Private sector development

Private sector development

Private sector development

ABOUT THIS SECTOR

The private sector can be an engine of inclusive growth by generating decent jobs, contributing public revenue and providing affordable goods and services. If it invests in suitable innovation and business models, it can also improve poor peoples' lives by boosting their productive activities. The European Commission assists developing countries in their economic reforms and private sector development initiatives.

The impact that private sector actors can have on development is now widely recognised, and donors around the world are seeking ways to effectively engage with the private sector in creating jobs, providing incomes, goods and services, advancing innovation, and generating public revenues essential for economic, social and environmental welfare. Moreover, as public resources for development assistance are scarce, the private sector is increasingly looked at as an important additional source of external finance and domestic resource mobilisation.

At the Busan High-Level Forum on Aid Effectiveness in 2011, participants committed to ensure a sound policy and regulatory environment for private sector growth, and to explore ways to advance both development and business outcomes so that they are mutually reinforcing. The private sector is also seen as playing a key role in the transformation to a green economy as envisioned at the Rio+20 UN Conference on Sustainable Development, as well as in the formulation and implementation of a post-2015 development agenda.
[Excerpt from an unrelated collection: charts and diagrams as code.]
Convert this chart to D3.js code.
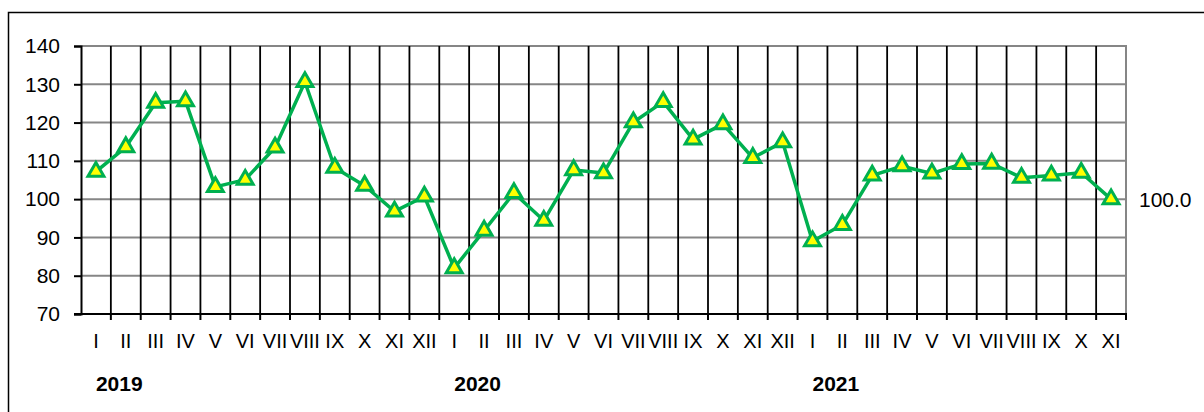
<!DOCTYPE html>
<html>
<head>
<meta charset="utf-8">
<script src="https://cdn.jsdelivr.net/npm/d3@7"></script>
<style>
  html, body { margin: 0; padding: 0; background: #fff; }
  svg { display: block; font-family: "Liberation Sans", Arial, sans-serif; }
</style>
</head>
<body>
<div id="chart"></div>
<script>
const months = ["I", "II", "III", "IV", "V", "VI", "VII", "VIII", "IX", "X", "XI", "XII"];
const years = ["2019", "2020", "2021"];
const values2019 = [107.2, 113.6, 125.2, 125.6, 103.2, 105.1, 113.5, 130.6, 108.2, 103.5, 96.8, 100.7];
const values2020 = [82.0, 91.8, 101.6, 94.4, 107.6, 106.8, 120.1, 125.4, 115.6, 119.6, 110.8, 114.9];
const values2021 = [89.0, 93.3, 106.2, 108.6, 106.7, 109.2, 109.3, 105.6, 106.2, 106.9, 100.0];
const yTicks = [70, 80, 90, 100, 110, 120, 130, 140];

const width = 1204;
const height = 412;
const marginLeft = 81;
const marginRight = 78;
const marginTop = 46;
const plotBottom = 314;

const lineColor = "#00b050";
const markerFill = "#ffff00";

// flatten the three years into one series
const data = [];
[values2019, values2020, values2021].forEach((vals, yi) => {
  vals.forEach((v, mi) => {
    data.push({ key: `${years[yi]}-${mi}`, year: years[yi], month: months[mi], value: v });
  });
});

const svg = d3.select("#chart")
  .append("svg")
  .attr("width", width)
  .attr("height", height)
  .attr("viewBox", [0, 0, width, height]);

svg.append("rect")
  .attr("width", width)
  .attr("height", height)
  .attr("fill", "#fff");

// outer chart frame (runs off right/bottom of the picture)
svg.append("rect")
  .attr("x", 8.5)
  .attr("y", 12.5)
  .attr("width", width + 10)
  .attr("height", height + 10)
  .attr("fill", "none")
  .attr("stroke", "#000")
  .attr("stroke-width", 1.5);

const x = d3.scaleBand()
  .domain(data.map((d) => d.key))
  .range([marginLeft, width - marginRight]);

const y = d3.scaleLinear()
  .domain([70, 140])
  .range([plotBottom, marginTop]);

// horizontal gridlines
svg.append("g")
  .selectAll("line")
  .data(yTicks.filter((d) => d > 70))
  .join("line")
  .attr("x1", marginLeft)
  .attr("x2", width - marginRight)
  .attr("y1", (d) => y(d))
  .attr("y2", (d) => y(d))
  .attr("stroke", "#868686")
  .attr("stroke-width", 2);

// vertical gridlines at category boundaries
const boundaries = data.slice(1).map((d) => x(d.key));
svg.append("g")
  .selectAll("line")
  .data(boundaries)
  .join("line")
  .attr("x1", (d) => d)
  .attr("x2", (d) => d)
  .attr("y1", marginTop)
  .attr("y2", plotBottom)
  .attr("stroke", "#000")
  .attr("stroke-width", 1.8);

// right edge of plot area
svg.append("line")
  .attr("x1", width - marginRight)
  .attr("x2", width - marginRight)
  .attr("y1", marginTop - 1)
  .attr("y2", plotBottom)
  .attr("stroke", "#868686")
  .attr("stroke-width", 2);

// y axis
const yAxis = svg.append("g")
  .attr("transform", `translate(${marginLeft},0)`)
  .call(d3.axisLeft(y).tickValues(yTicks).tickSize(7).tickPadding(14).tickFormat(d3.format("d")));
yAxis.select(".domain").attr("stroke", "#000").attr("stroke-width", 2);
yAxis.selectAll(".tick line").attr("stroke", "#000").attr("stroke-width", 2);
yAxis.selectAll(".tick text")
  .attr("font-size", 21)
  .attr("fill", "#000")
  .attr("font-family", "Liberation Sans, Arial, sans-serif");

// x axis line and ticks
svg.append("line")
  .attr("x1", marginLeft - 7)
  .attr("x2", width - marginRight + 1)
  .attr("y1", plotBottom)
  .attr("y2", plotBottom)
  .attr("stroke", "#000")
  .attr("stroke-width", 2);

svg.append("g")
  .selectAll("line")
  .data([...boundaries, width - marginRight])
  .join("line")
  .attr("x1", (d) => d)
  .attr("x2", (d) => d)
  .attr("y1", plotBottom)
  .attr("y2", plotBottom + 6)
  .attr("stroke", "#000")
  .attr("stroke-width", 2);

// month labels
svg.append("g")
  .selectAll("text")
  .data(data)
  .join("text")
  .attr("x", (d) => x(d.key) + x.bandwidth() / 2)
  .attr("y", 348)
  .attr("text-anchor", "middle")
  .attr("font-size", 20)
  .attr("fill", "#000")
  .text((d) => d.month);

// year labels, starting at January of each year
svg.append("g")
  .selectAll("text")
  .data(years)
  .join("text")
  .attr("x", (d) => x(`${d}-0`) + x.bandwidth() / 2)
  .attr("y", 391)
  .attr("font-size", 21)
  .attr("font-weight", "bold")
  .attr("fill", "#000")
  .text((d) => d);

// line
const line = d3.line()
  .x((d) => x(d.key) + x.bandwidth() / 2)
  .y((d) => y(d.value));

svg.append("path")
  .datum(data)
  .attr("fill", "none")
  .attr("stroke", lineColor)
  .attr("stroke-width", 3.5)
  .attr("stroke-linejoin", "round")
  .attr("d", line);

// triangle markers
const tri = d3.symbol().type(d3.symbolTriangle).size(110);
svg.append("g")
  .selectAll("path")
  .data(data)
  .join("path")
  .attr("transform", (d) => `translate(${x(d.key) + x.bandwidth() / 2},${y(d.value)})`)
  .attr("d", tri)
  .attr("fill", markerFill)
  .attr("stroke", lineColor)
  .attr("stroke-width", 3)
  .attr("stroke-linejoin", "miter");

// last value label
const last = data[data.length - 1];
svg.append("text")
  .attr("x", width - marginRight + 13)
  .attr("y", y(last.value))
  .attr("dy", "0.36em")
  .attr("font-size", 21)
  .attr("fill", "#000")
  .text(d3.format(".1f")(last.value));
</script>
</body>
</html>
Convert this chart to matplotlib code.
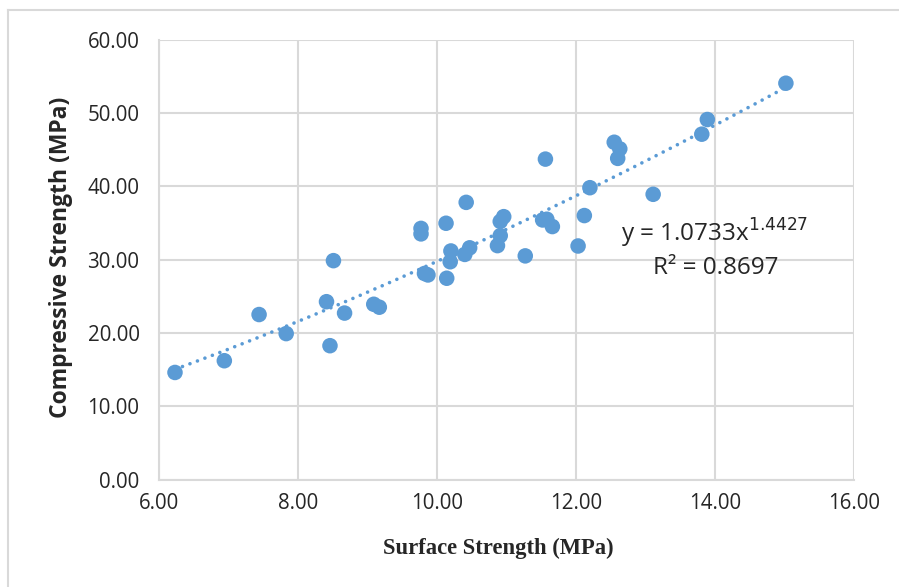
import numpy as np
import matplotlib
matplotlib.use("Agg")
import matplotlib.pyplot as plt
from matplotlib.lines import Line2D

surface = [6.23, 6.94, 7.44, 7.83, 8.41, 8.46, 8.51, 8.67, 9.09, 9.17,
           9.77, 9.77, 9.82, 9.87, 10.13, 10.14, 10.19, 10.20, 10.40, 10.42,
           10.47, 10.87, 10.91, 10.91, 10.96, 11.27, 11.52, 11.58, 11.56, 11.66,
           12.03, 12.12, 12.20, 12.55, 12.60, 12.63, 13.11, 13.81, 13.89, 15.02]
compressive = [14.6, 16.2, 22.5, 19.9, 24.25, 18.25, 29.85, 22.7, 23.9, 23.5,
               34.25, 33.5, 28.1, 27.9, 34.95, 27.45, 29.7, 31.17, 30.7, 37.8,
               31.6, 31.9, 33.26, 35.2, 35.85, 30.5, 35.4, 35.5, 43.7, 34.5,
               31.85, 36.0, 39.8, 46.0, 43.8, 45.1, 38.9, 47.1, 49.1, 54.05]
coef_a = 1.0733
coef_b = 1.4427
r2 = 0.8697
x_ticks = [6, 8, 10, 12, 14, 16]
y_ticks = [0, 10, 20, 30, 40, 50, 60]

blue = "#5B9BD5"
grid = "#D9D9D9"
W, H = 899, 587
fig = plt.figure(figsize=(W / 100, H / 100), dpi=100)
ax = fig.add_axes([159 / W, 1 - 479.5 / H, (854 - 159) / W, (479.5 - 39.6) / H])

ax.set_xlim(6, 16)
ax.set_ylim(0, 60)
ax.set_xticks(x_ticks)
ax.set_yticks(y_ticks)
ax.set_xticklabels([f"{v:.2f}" for v in x_ticks])
ax.set_yticklabels([f"{v:.2f}" for v in y_ticks])
ax.grid(True, color=grid, linewidth=1.5)
ax.set_axisbelow(True)
for s in ["top", "right"]:
    ax.spines[s].set_visible(False)
for s in ["left", "bottom"]:
    ax.spines[s].set_color(grid)
    ax.spines[s].set_linewidth(1.5)
ax.tick_params(length=0, labelsize=14.8, colors="#262626")
ax.tick_params(axis="x", pad=10)
ax.tick_params(axis="y", pad=14)
for lab in ax.get_xticklabels() + ax.get_yticklabels():
    lab.set_family("Open Sans")

# trendline (power fit)
xs = np.linspace(min(surface), max(surface), 300)
ax.plot(xs, coef_a * xs ** coef_b, color=blue, linestyle=(0, (0.01, 2.2)),
        linewidth=2.6, dash_capstyle="round", zorder=2)

ax.scatter(surface, compressive, s=125, color=blue, edgecolors="none", zorder=3)

fig.text(715 / W, 1 - 233 / H, f"y = {coef_a}x$^{{{coef_b}}}$", ha="center",
         va="center", fontsize=17.5, family="Open Sans", color="#262626")
fig.text(716 / W, 1 - 268 / H, f"R² = {r2}", ha="center", va="center",
         fontsize=17.5, family="Open Sans", color="#262626")

fig.text(61 / W, 1 - 257 / H, "Compressive Strength (MPa)", rotation=90,
         ha="center", va="center", fontsize=16.5, fontweight="bold",
         family="Open Sans", color="#262626")
fig.text(498 / W, 1 - 548 / H, "Surface Strength (MPa)", ha="center",
         va="center", fontsize=16.3, fontweight="bold", family="Liberation Serif",
         color="#262626")

# outer chart border (top and left visible)
fig.add_artist(Line2D([8 / W, 8 / W], [0, 1 - 10 / H], transform=fig.transFigure,
                      color=grid, linewidth=1.5))
fig.add_artist(Line2D([8 / W, 1], [1 - 10 / H, 1 - 10 / H], transform=fig.transFigure,
                      color=grid, linewidth=1.5))

fig.savefig("out.png", dpi=100)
These objectives have been reinforced by the EU in its 2011 Communication “Increasing the impact of EU Development Policy: An Agenda for Change", which outlines the new direction of EU development policy and identifies support of inclusive and sustainable growth for human development as one of its two priority areas for action. As part of this, the EU recognises that economic growth needs an enabling business environment and a competitive local private sector that is equipped to harness the opportunities offered by globally integrated markets. It also states that the EU should develop new ways of engagement, to leverage private sector activity and resources for achieving development goals, and should explore grant funding and risk sharing mechanisms to catalyse public–private partnerships and private investments. It further emphasises the role that the private sector can play in sectors like energy, infrastructure and agriculture.

The new EU Communication  "A Stronger Role of the Private Sector in Achieving Inclusive and Sustainable Growth in Developing Countries" has been adopted in May 2014 by the European Commission, setting out the role of private sector at the forefront of international development in its partner countries. It proposes 12 concrete actions in areas where the Commission believes it can add value and effectively complement actions by Member States and other development partners. These address better regulatory environments in partner countries, business development and access to finance, especially for job-creating micro, small and medium-sized businesses in the formal and informal sectors. It identifies other areas, including sustainable energy and sustainable agriculture, where we use tools like blending to catalyse private sector finance and engagement to complement EU development assistance effectively. It also encourages the private sector from partner countries, the EU and beyond, to engage in responsible investment, sustainable trade, inclusive business models and other strategies as part of its core business to enhance economic opportunities for the poor and thereby achieve development aims.